Join them and beat them at it
--- In SciFiNoir_Lit@yahoogroups.com, SciFiNoir_Lit@yahoogroups.com wrote:
> Enter your vote today! A new poll has been created for the
> SciFiNoir_Lit group:
> What do you think is the greatest
> obstacle to black speculative fiction
> becoming more popular? This poll ends
> on Dec 1, 2003.
> o Lack of interest from white and other non-black spec fic fans
> o Lack of interest from black spec fic fans
> o Lack of quality black spec fic authors
> o Lack of originality
> o Editorial/publisher bias
> o Negative thinking on the part of black artists
> o We'd rather have non-blacks include us in their stories instead
of writing our own
> o God, I wish people would stop whining and create something for
me to read
> To vote, please visit the following web page:
> Note: Please do not reply to this message. Poll votes are
> not collected via email. To vote, you must go to the Yahoo! Groups
> web site listed above.
- "Still here? good. Let me iterate and re-iterate that my MAIN
complaint is that i can't find physical copies of these books. Talk
to (even black) bookstores about this."
Many (not all) of the books by lesser-known authors are Print-On-
Demand: that means they are are only printed when specifically
ordered. That is not just a black problem, that is a problem with
Print-On-Demand books. That means that you cannot, by definition,
browse it first. Being a martial arts fan, I've had to order a few
print-on-demand (POD) martial arts books.

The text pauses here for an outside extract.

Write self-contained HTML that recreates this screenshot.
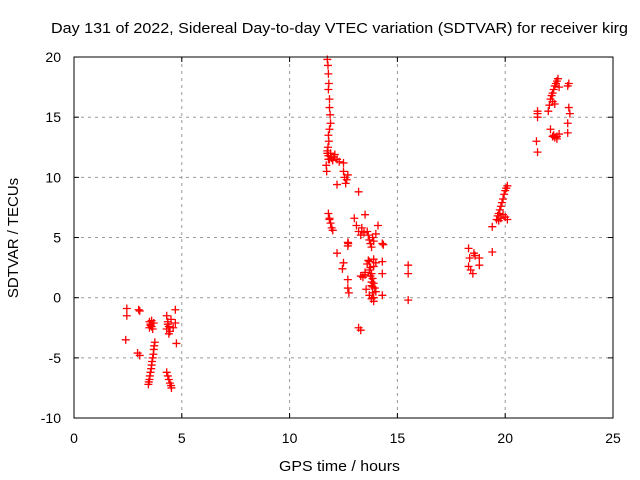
<!DOCTYPE html>
<html><head><meta charset="utf-8"><style>
body{margin:0;background:#fff;}
svg{display:block;font-family:"Liberation Sans",sans-serif;}
</style></head><body>
<svg id="chart" width="640" height="480" xmlns="http://www.w3.org/2000/svg">
<rect width="640" height="480" fill="#fff"/>
<text x="51" y="33" font-size="15" textLength="577" lengthAdjust="spacingAndGlyphs">Day 131 of 2022, Sidereal Day-to-day VTEC variation (SDTVAR) for receiver kirg</text>
<text x="279" y="471" font-size="15" textLength="121" lengthAdjust="spacingAndGlyphs">GPS time / hours</text>
<text transform="translate(18,238) rotate(-90)" font-size="15" text-anchor="middle">SDTVAR / TECUs</text>
<g id="grid"></g><g id="ticks"></g><g id="points"></g>
<rect x="74" y="57" width="539" height="361" fill="none" stroke="#000" stroke-width="1"/>
</svg>
<script>
const xTicks=[0,5,10,15,20,25];
const yTicks=[-10,-5,0,5,10,15,20];
const times=[2.45,2.45,2.4,3.0,3.05,2.95,3.05,
3.5,3.55,3.6,3.65,3.7,3.5,3.6,3.55,3.75,3.72,3.7,3.68,3.65,3.62,3.6,3.58,3.55,3.52,3.5,3.47,3.45,
4.3,4.35,4.4,4.45,4.3,4.4,4.35,4.5,4.3,4.35,4.4,4.45,4.5,4.52,4.7,4.7,4.75,4.6,
11.75,11.78,11.8,11.82,11.8,11.85,11.85,11.88,11.9,11.85,11.8,11.82,11.78,11.75,11.8,11.7,11.72,11.75,11.8,11.85,11.9,11.95,12.0,12.05,12.1,12.2,12.3,12.5,12.5,12.55,12.6,12.65,12.7,12.2,
11.8,11.85,11.9,11.95,12.0,11.85,12.2,12.5,12.45,12.7,12.7,12.72,12.7,12.7,12.75,13.0,13.1,13.2,13.2,13.2,13.3,13.35,13.5,13.45,13.3,13.4,13.5,
13.6,13.65,13.7,13.75,13.8,13.85,13.9,14.0,13.7,13.75,13.8,13.85,13.9,13.95,14.0,13.7,13.8,13.9,13.6,13.65,13.7,13.75,13.8,13.85,13.9,14.0,13.8,13.85,13.9,14.3,14.3,14.3,14.3,14.35,13.3,13.35,13.5,13.55,13.9,14.1,
15.5,15.5,15.5,
18.3,18.35,18.3,18.4,18.5,18.6,18.55,18.8,18.8,19.4,19.4,
19.6,19.65,19.7,19.75,19.8,19.85,19.9,19.95,20.0,20.05,20.1,19.7,19.8,19.9,20.0,20.1,
21.5,21.5,21.45,21.5,21.5,
22.0,22.05,22.1,22.15,22.2,22.25,22.3,22.35,22.4,22.45,22.5,22.2,22.3,22.25,22.4,22.5,22.1,22.2,22.3,22.4,22.9,22.95,22.9,22.95,23.0,22.9];
const values=[-0.9,-1.5,-3.5,-1.0,-1.1,-4.6,-4.8,
-2.0,-2.2,-2.4,-2.6,-2.1,-2.5,-1.9,-2.3,-3.7,-4.0,-4.3,-4.7,-5.0,-5.3,-5.6,-5.9,-6.2,-6.5,-6.8,-7.0,-7.2,
-1.5,-2.0,-2.4,-2.8,-2.6,-3.0,-2.2,-1.8,-6.2,-6.5,-6.8,-7.1,-7.3,-7.5,-1.0,-2.1,-3.8,-2.5,
19.8,19.3,18.6,17.8,17.3,16.5,15.8,15.2,14.5,14.0,13.5,13.0,12.5,12.0,11.5,11.0,10.5,12.2,11.8,11.5,12.0,11.6,11.4,11.7,11.9,11.5,11.3,11.2,10.5,10.0,9.5,9.8,10.2,9.4,
7.0,6.6,6.2,5.8,5.6,6.5,3.7,2.9,2.4,4.6,4.3,4.5,1.5,0.8,0.4,6.6,6.0,8.8,5.5,-2.5,5.2,5.8,6.9,5.4,1.8,1.7,2.1,
5.5,5.2,4.8,4.5,4.2,5.0,4.7,5.3,3.0,2.5,2.0,1.6,1.2,0.8,0.5,0.2,-0.1,-0.3,2.8,3.1,2.3,1.8,1.3,0.9,2.6,2.9,1.0,0.4,0.0,4.5,3.0,2.0,0.2,4.4,-2.7,5.5,1.9,0.7,3.2,6.0,
2.7,2.0,-0.2,
4.1,3.3,2.6,2.3,2.0,3.5,3.7,3.3,2.7,5.9,3.8,
6.5,6.8,7.0,7.3,7.6,7.9,8.2,8.6,8.9,9.1,9.3,6.4,6.6,6.9,6.7,6.5,
15.5,15.0,13.0,12.1,15.3,
15.5,16.0,16.5,16.8,17.0,17.3,17.6,17.8,18.0,18.2,17.5,16.3,16.1,13.5,13.2,13.6,14.0,13.4,13.3,13.4,13.7,17.8,17.6,15.8,15.3,14.5,14.2];
const xs=v=>74+v*(539/25), ys=v=>297.7-v*(361/30);
const NS='http://www.w3.org/2000/svg';
const g=document.getElementById('grid'),t=document.getElementById('ticks'),p=document.getElementById('points');
function mk(tag,attrs,parent){const e=document.createElementNS(NS,tag);for(const k in attrs)e.setAttribute(k,attrs[k]);parent.appendChild(e);return e;}
xTicks.forEach(v=>{const x=xs(v);
 if(v>0&&v<25){const l=mk('line',{x1:x,x2:x,y1:57,y2:418,stroke:'#999','stroke-dasharray':'3,4'},g);
 
 }
 mk('line',{x1:x,x2:x,y1:418,y2:413,stroke:'#000'},t);mk('line',{x1:x,x2:x,y1:57,y2:62,stroke:'#000'},t);
 const tx=mk('text',{x:x,y:443,'font-size':14,'text-anchor':'middle'},t);tx.textContent=v;
 
 });
yTicks.forEach(v=>{const y=ys(v);
 if(v>-10&&v<20){const l=mk('line',{x1:74,x2:613,y1:y,y2:y,stroke:'#999','stroke-dasharray':'3,4'},g);
 
 }
 mk('line',{x1:74,x2:79,y1:y,y2:y,stroke:'#000'},t);mk('line',{x1:613,x2:608,y1:y,y2:y,stroke:'#000'},t);
 const tx=mk('text',{x:61,y:y+5,'font-size':14,'text-anchor':'end'},t);tx.textContent=v;
 
 });
times.forEach((h,i)=>{const x=xs(h),y=ys(values[i]);
 const e=mk('path',{d:`M${x-4},${y}h8M${x},${y-4}v8`,stroke:'#f00','stroke-width':1.3,fill:'none'},p);
 
 });
</script>
</body></html>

POD books I've ordered have rarely disappointed me, because I was so
interested in the subject matter that I ordered the book. That goes
for fiction and non-fiction.
"My second complaint is that some of the writing sucks, talk to your
authors for this."
I've browsed some books on the bookshelfs in major retailers that are
sorry beyond words. Bad writing is everywhere, whether you can read
the book first or not.
"Third is that sometimes the theme/content simply doesn't interest
me, refer to second complaint for instructions."
I'd think that black sci-fi interested you somewhat or else you
wouldn't be in this club.
"Where monsieur Cecil gets that i have an aversion to unknown authors
(implied" untested by readers and unsactioned by the establishment?)
i don't know."
You're not willing to order a book unless you can browse it first,
that's why. Hey, I can understand the tactile need. But, you've got
to change up every once in a while. You never know: you just may
find a book you like.
One more thing: we're all more human than black, but that still
doesn't change the fact that you're a black human being.